***** Recorded data *****
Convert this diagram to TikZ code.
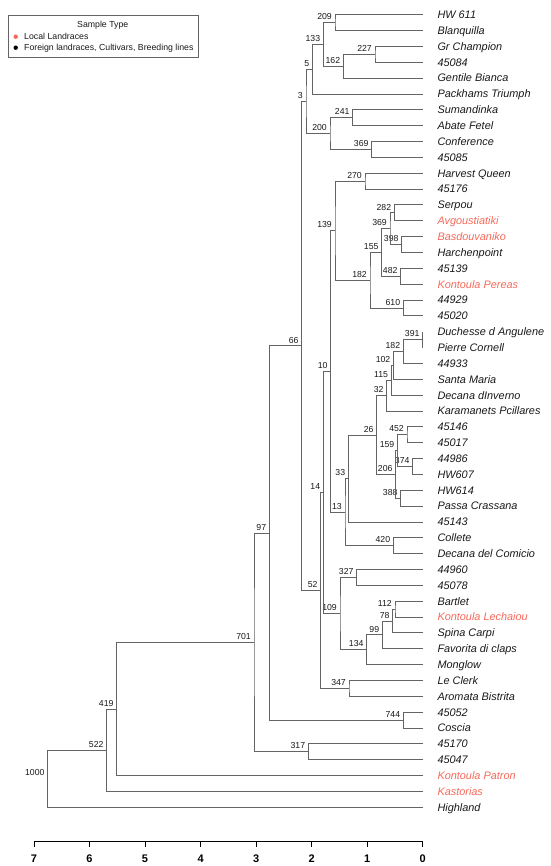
\documentclass[tikz,border=0pt]{standalone}
\usepackage{fontspec}
\setmainfont{Liberation Sans}
\usetikzlibrary{calc}
\definecolor{loc}{RGB}{245,105,90}
\definecolor{brc}{RGB}{100,100,100}
\definecolor{txt}{RGB}{25,25,25}
\newcommand\leaf[3]{%
  \coordinate (l#1) at (422.7,{14.7+(#1-1)*15.85});
  \node[lf,#3] (t#1) at (437.3,{18.6+(#1-1)*15.85}) {#2};
}
\newcommand\dnode[5]{%
  \path ($(#3)!0.5!(#4)$) coordinate (tmp#1);
  \coordinate (#1) at (#2,0 |- tmp#1);
  \draw[brl] (#3) -| (#1) |- (#4);
  \node[bs] (b#1) at (#1) {#5};
}
\begin{document}
\begin{tikzpicture}[x=1pt,y=-1pt,
  brl/.style={draw=brc,line width=0.8pt},
  lf/.style={anchor=base west,inner sep=0pt,text=txt,font=\fontsize{10.9}{12}\selectfont\itshape},
  lcl/.style={text=loc},
  bs/.style={anchor=base east,inner sep=0pt,text=txt,font=\fontsize{8.7}{10}\selectfont,xshift=-3pt,yshift=2.8pt},
  lg/.style={inner sep=0pt,text=txt,font=\fontsize{8.75}{10}\selectfont},
  axl/.style={anchor=base,inner sep=0pt,font=\fontsize{11}{12}\selectfont\bfseries}]
\useasboundingbox (0,0) rectangle (550,866);
% legend
\draw[draw=brc,line width=0.6pt] (8.3,15) rectangle (198.3,57.3);
\node[lg,anchor=base] (lgt) at (102.7,27.1) {Sample Type};
\fill[loc] (15.7,36.7) circle (2.2);
\node[lg,anchor=base west] (lg1) at (24,39.8) {Local Landraces};
\fill[black] (15.7,47.7) circle (2.2);
\node[lg,anchor=base west] (lg2) at (24,50.8) {Foreign landraces, Cultivars, Breeding lines};
% leaves
\leaf{1}{HW 611}{}
\leaf{2}{Blanquilla}{}
\leaf{3}{Gr Champion}{}
\leaf{4}{45084}{}
\leaf{5}{Gentile Bianca}{}
\leaf{6}{Packhams Triumph}{}
\leaf{7}{Sumandinka}{}
\leaf{8}{Abate Fetel}{}
\leaf{9}{Conference}{}
\leaf{10}{45085}{}
\leaf{11}{Harvest Queen}{}
\leaf{12}{45176}{}
\leaf{13}{Serpou}{}
\leaf{14}{Avgoustiatiki}{lcl}
\leaf{15}{Basdouvaniko}{lcl}
\leaf{16}{Harchenpoint}{}
\leaf{17}{45139}{}
\leaf{18}{Kontoula Pereas}{lcl}
\leaf{19}{44929}{}
\leaf{20}{45020}{}
\leaf{21}{Duchesse d Angulene}{}
\leaf{22}{Pierre Cornell}{}
\leaf{23}{44933}{}
\leaf{24}{Santa Maria}{}
\leaf{25}{Decana dInverno}{}
\leaf{26}{Karamanets Pcillares}{}
\leaf{27}{45146}{}
\leaf{28}{45017}{}
\leaf{29}{44986}{}
\leaf{30}{HW607}{}
\leaf{31}{HW614}{}
\leaf{32}{Passa Crassana}{}
\leaf{33}{45143}{}
\leaf{34}{Collete}{}
\leaf{35}{Decana del Comicio}{}
\leaf{36}{44960}{}
\leaf{37}{45078}{}
\leaf{38}{Bartlet}{}
\leaf{39}{Kontoula Lechaiou}{lcl}
\leaf{40}{Spina Carpi}{}
\leaf{41}{Favorita di claps}{}
\leaf{42}{Monglow}{}
\leaf{43}{Le Clerk}{}
\leaf{44}{Aromata Bistrita}{}
\leaf{45}{45052}{}
\leaf{46}{Coscia}{}
\leaf{47}{45170}{}
\leaf{48}{45047}{}
\leaf{49}{Kontoula Patron}{lcl}
\leaf{50}{Kastorias}{lcl}
\leaf{51}{Highland}{}
% internal nodes
\dnode{n209}{335}{l1}{l2}{209}
\dnode{n227}{375}{l3}{l4}{227}
\dnode{n162}{343.3}{n227}{l5}{162}
\dnode{n133}{323.3}{n209}{n162}{133}
\dnode{n5}{312.5}{n133}{l6}{5}
\dnode{n241}{352.7}{l7}{l8}{241}
\dnode{n369a}{371.7}{l9}{l10}{369}
\dnode{n200}{330}{n241}{n369a}{200}
\dnode{n3}{306}{n5}{n200}{3}
\dnode{n270}{365}{l11}{l12}{270}
\dnode{n282}{394.3}{l13}{l14}{282}
\dnode{n398}{401.7}{l15}{l16}{398}
\dnode{n369b}{390}{n282}{n398}{369}
\dnode{n482}{400.7}{l17}{l18}{482}
\dnode{n155}{381.7}{n369b}{n482}{155}
\dnode{n610}{403.3}{l19}{l20}{610}
\dnode{n182}{370}{n155}{n610}{182}
\dnode{n139}{335}{n270}{n182}{139}
\dnode{n391}{422.7}{l21}{l22}{391}
\dnode{n182b}{403.3}{n391}{l23}{182}
\dnode{n102}{393.5}{n182b}{l24}{102}
\dnode{n115}{391.2}{n102}{l25}{115}
\dnode{n32}{386.7}{n115}{l26}{32}
\dnode{n452}{407}{l27}{l28}{452}
\dnode{n374}{412.7}{l29}{l30}{374}
\dnode{n159}{397.5}{n452}{n374}{159}
\dnode{n388}{400.7}{l31}{l32}{388}
\dnode{n206}{395.7}{n159}{n388}{206}
\dnode{n26}{376.7}{n32}{n206}{26}
\dnode{n33}{348.3}{n26}{l33}{33}
\dnode{n420}{393.3}{l34}{l35}{420}
\dnode{n13}{345}{n33}{n420}{13}
\dnode{n10}{330.7}{n139}{n13}{10}
\dnode{n327}{356.7}{l36}{l37}{327}
\dnode{n112}{395}{l38}{l39}{112}
\dnode{n78}{392.7}{n112}{l40}{78}
\dnode{n99}{382.3}{n78}{l41}{99}
\dnode{n134}{366.7}{n99}{l42}{134}
\dnode{n109}{340}{n327}{n134}{109}
\dnode{n14}{323.3}{n10}{n109}{14}
\dnode{n347}{349}{l43}{l44}{347}
\dnode{n52}{320.7}{n14}{n347}{52}
\dnode{n66}{301.7}{n3}{n52}{66}
\dnode{n744}{403.3}{l45}{l46}{744}
\dnode{n97}{269.3}{n66}{n744}{97}
\dnode{n317}{308.3}{l47}{l48}{317}
\dnode{n701}{254}{n97}{n317}{701}
\dnode{n419}{116.7}{n701}{l49}{419}
\dnode{n522}{106.7}{n419}{l50}{522}
\dnode{n1000}{47.7}{n522}{l51}{1000}
% axis
\draw[line width=0.8pt] (34,841) -- (422.7,841);
\foreach \d in {0,...,7}{
  \draw[line width=0.8pt] ({422.7-55.53*\d},841) -- ++(0,5.5);
  \node[axl] (ax\d) at ({422.7-55.53*\d},862) {\d};
}
\end{tikzpicture}
\end{document}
*****
Goal: Quote in full the listing given above; the images are to be left out.

Task result:
Convert this diagram to TikZ code.
\documentclass[tikz,border=0pt]{standalone}
\usepackage{fontspec}
\setmainfont{Liberation Sans}
\usetikzlibrary{calc}
\definecolor{loc}{RGB}{245,105,90}
\definecolor{brc}{RGB}{100,100,100}
\definecolor{txt}{RGB}{25,25,25}
\newcommand\leaf[3]{%
  \coordinate (l#1) at (422.7,{14.7+(#1-1)*15.85});
  \node[lf,#3] (t#1) at (437.3,{18.6+(#1-1)*15.85}) {#2};
}
\newcommand\dnode[5]{%
  \path ($(#3)!0.5!(#4)$) coordinate (tmp#1);
  \coordinate (#1) at (#2,0 |- tmp#1);
  \draw[brl] (#3) -| (#1) |- (#4);
  \node[bs] (b#1) at (#1) {#5};
}
\begin{document}
\begin{tikzpicture}[x=1pt,y=-1pt,
  brl/.style={draw=brc,line width=0.8pt},
  lf/.style={anchor=base west,inner sep=0pt,text=txt,font=\fontsize{10.9}{12}\selectfont\itshape},
  lcl/.style={text=loc},
  bs/.style={anchor=base east,inner sep=0pt,text=txt,font=\fontsize{8.7}{10}\selectfont,xshift=-3pt,yshift=2.8pt},
  lg/.style={inner sep=0pt,text=txt,font=\fontsize{8.75}{10}\selectfont},
  axl/.style={anchor=base,inner sep=0pt,font=\fontsize{11}{12}\selectfont\bfseries}]
\useasboundingbox (0,0) rectangle (550,866);
% legend
\draw[draw=brc,line width=0.6pt] (8.3,15) rectangle (198.3,57.3);
\node[lg,anchor=base] (lgt) at (102.7,27.1) {Sample Type};
\fill[loc] (15.7,36.7) circle (2.2);
\node[lg,anchor=base west] (lg1) at (24,39.8) {Local Landraces};
\fill[black] (15.7,47.7) circle (2.2);
\node[lg,anchor=base west] (lg2) at (24,50.8) {Foreign landraces, Cultivars, Breeding lines};
% leaves
\leaf{1}{HW 611}{}
\leaf{2}{Blanquilla}{}
\leaf{3}{Gr Champion}{}
\leaf{4}{45084}{}
\leaf{5}{Gentile Bianca}{}
\leaf{6}{Packhams Triumph}{}
\leaf{7}{Sumandinka}{}
\leaf{8}{Abate Fetel}{}
\leaf{9}{Conference}{}
\leaf{10}{45085}{}
\leaf{11}{Harvest Queen}{}
\leaf{12}{45176}{}
\leaf{13}{Serpou}{}
\leaf{14}{Avgoustiatiki}{lcl}
\leaf{15}{Basdouvaniko}{lcl}
\leaf{16}{Harchenpoint}{}
\leaf{17}{45139}{}
\leaf{18}{Kontoula Pereas}{lcl}
\leaf{19}{44929}{}
\leaf{20}{45020}{}
\leaf{21}{Duchesse d Angulene}{}
\leaf{22}{Pierre Cornell}{}
\leaf{23}{44933}{}
\leaf{24}{Santa Maria}{}
\leaf{25}{Decana dInverno}{}
\leaf{26}{Karamanets Pcillares}{}
\leaf{27}{45146}{}
\leaf{28}{45017}{}
\leaf{29}{44986}{}
\leaf{30}{HW607}{}
\leaf{31}{HW614}{}
\leaf{32}{Passa Crassana}{}
\leaf{33}{45143}{}
\leaf{34}{Collete}{}
\leaf{35}{Decana del Comicio}{}
\leaf{36}{44960}{}
\leaf{37}{45078}{}
\leaf{38}{Bartlet}{}
\leaf{39}{Kontoula Lechaiou}{lcl}
\leaf{40}{Spina Carpi}{}
\leaf{41}{Favorita di claps}{}
\leaf{42}{Monglow}{}
\leaf{43}{Le Clerk}{}
\leaf{44}{Aromata Bistrita}{}
\leaf{45}{45052}{}
\leaf{46}{Coscia}{}
\leaf{47}{45170}{}
\leaf{48}{45047}{}
\leaf{49}{Kontoula Patron}{lcl}
\leaf{50}{Kastorias}{lcl}
\leaf{51}{Highland}{}
% internal nodes
\dnode{n209}{335}{l1}{l2}{209}
\dnode{n227}{375}{l3}{l4}{227}
\dnode{n162}{343.3}{n227}{l5}{162}
\dnode{n133}{323.3}{n209}{n162}{133}
\dnode{n5}{312.5}{n133}{l6}{5}
\dnode{n241}{352.7}{l7}{l8}{241}
\dnode{n369a}{371.7}{l9}{l10}{369}
\dnode{n200}{330}{n241}{n369a}{200}
\dnode{n3}{306}{n5}{n200}{3}
\dnode{n270}{365}{l11}{l12}{270}
\dnode{n282}{394.3}{l13}{l14}{282}
\dnode{n398}{401.7}{l15}{l16}{398}
\dnode{n369b}{390}{n282}{n398}{369}
\dnode{n482}{400.7}{l17}{l18}{482}
\dnode{n155}{381.7}{n369b}{n482}{155}
\dnode{n610}{403.3}{l19}{l20}{610}
\dnode{n182}{370}{n155}{n610}{182}
\dnode{n139}{335}{n270}{n182}{139}
\dnode{n391}{422.7}{l21}{l22}{391}
\dnode{n182b}{403.3}{n391}{l23}{182}
\dnode{n102}{393.5}{n182b}{l24}{102}
\dnode{n115}{391.2}{n102}{l25}{115}
\dnode{n32}{386.7}{n115}{l26}{32}
\dnode{n452}{407}{l27}{l28}{452}
\dnode{n374}{412.7}{l29}{l30}{374}
\dnode{n159}{397.5}{n452}{n374}{159}
\dnode{n388}{400.7}{l31}{l32}{388}
\dnode{n206}{395.7}{n159}{n388}{206}
\dnode{n26}{376.7}{n32}{n206}{26}
\dnode{n33}{348.3}{n26}{l33}{33}
\dnode{n420}{393.3}{l34}{l35}{420}
\dnode{n13}{345}{n33}{n420}{13}
\dnode{n10}{330.7}{n139}{n13}{10}
\dnode{n327}{356.7}{l36}{l37}{327}
\dnode{n112}{395}{l38}{l39}{112}
\dnode{n78}{392.7}{n112}{l40}{78}
\dnode{n99}{382.3}{n78}{l41}{99}
\dnode{n134}{366.7}{n99}{l42}{134}
\dnode{n109}{340}{n327}{n134}{109}
\dnode{n14}{323.3}{n10}{n109}{14}
\dnode{n347}{349}{l43}{l44}{347}
\dnode{n52}{320.7}{n14}{n347}{52}
\dnode{n66}{301.7}{n3}{n52}{66}
\dnode{n744}{403.3}{l45}{l46}{744}
\dnode{n97}{269.3}{n66}{n744}{97}
\dnode{n317}{308.3}{l47}{l48}{317}
\dnode{n701}{254}{n97}{n317}{701}
\dnode{n419}{116.7}{n701}{l49}{419}
\dnode{n522}{106.7}{n419}{l50}{522}
\dnode{n1000}{47.7}{n522}{l51}{1000}
% axis
\draw[line width=0.8pt] (34,841) -- (422.7,841);
\foreach \d in {0,...,7}{
  \draw[line width=0.8pt] ({422.7-55.53*\d},841) -- ++(0,5.5);
  \node[axl] (ax\d) at ({422.7-55.53*\d},862) {\d};
}
\end{tikzpicture}
\end{document}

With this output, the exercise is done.